16.2 Multi-level models
Here we specify separate models for the the fixed micro level effect of SES and the random macro level school effect.
\[\begin{equation*} \begin{aligned} MathScore_{ij} & = \beta_{0j} + \beta_{1}SES_{ij} + \epsilon_{ij}, & \qquad i = 1, \ldots, n_{j}\\ \beta_{0j} & = \gamma_{00} + U_{0j}, & \qquad j=1, \ldots, 23 \end{aligned} \end{equation*}\]
where
- \(\gamma_{00}\) is the average intercept across all schools
- \(U_{0j}\) is the difference between the intercept for school \(j\) and the average intercept across all schools (random effect of school)
If we substitute the intercept \(\beta_{0j}\) in the first model with the information from the second model,
\(MathScore_{ij} = \overbrace{\gamma_{00} + \beta_{1}SES_{ij}}^{^{\mbox{fixed part}}} + \overbrace{U_{0j} + \epsilon_{ij}}^{\mbox{random part}}\)
Instead of assuming that there is an overall average of math scores (\(\beta_0\)) from which each school deviates by a fixed amount, the above model assumes that the adjusted average school math scores are normally distributed and are centered at \(\gamma_{00}\).
Because we assume that there is a distribution of intercepts, this model is also called a Random intercept model.

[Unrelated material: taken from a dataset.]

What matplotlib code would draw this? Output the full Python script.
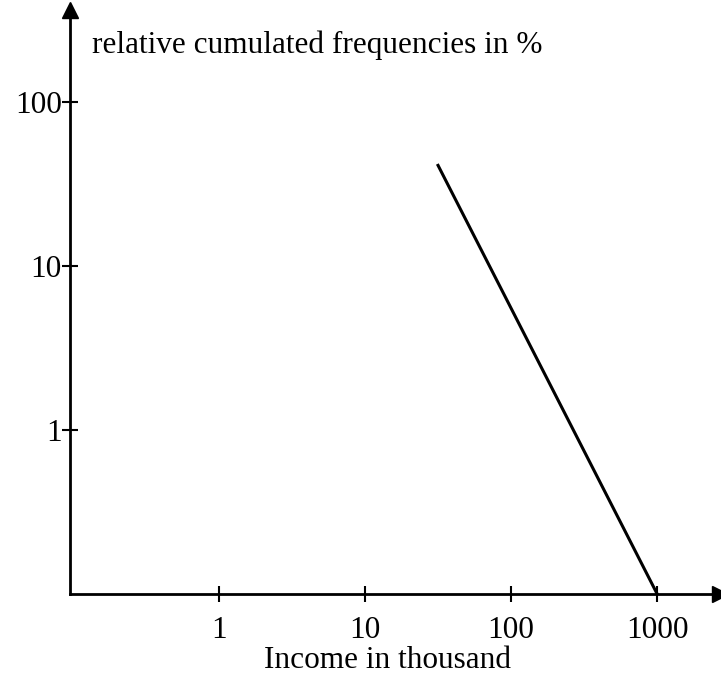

We’ll look at this type of model more closely in the next section using a different example, and using the concept of pooling information.
More complex models are possible. That’s a constant theme in all of statistical modeling. Just remember that
- the underlying complex effects being modeled must be strong enough that a simpler model that doesn’t account for these effects will be invalid
- you have to have enough data to estimate any additional parameters
- you have to be able to explain the model and results to an audience
We are not going to cover models that have random slopes, or interactions between fixed and random effects in this notebook.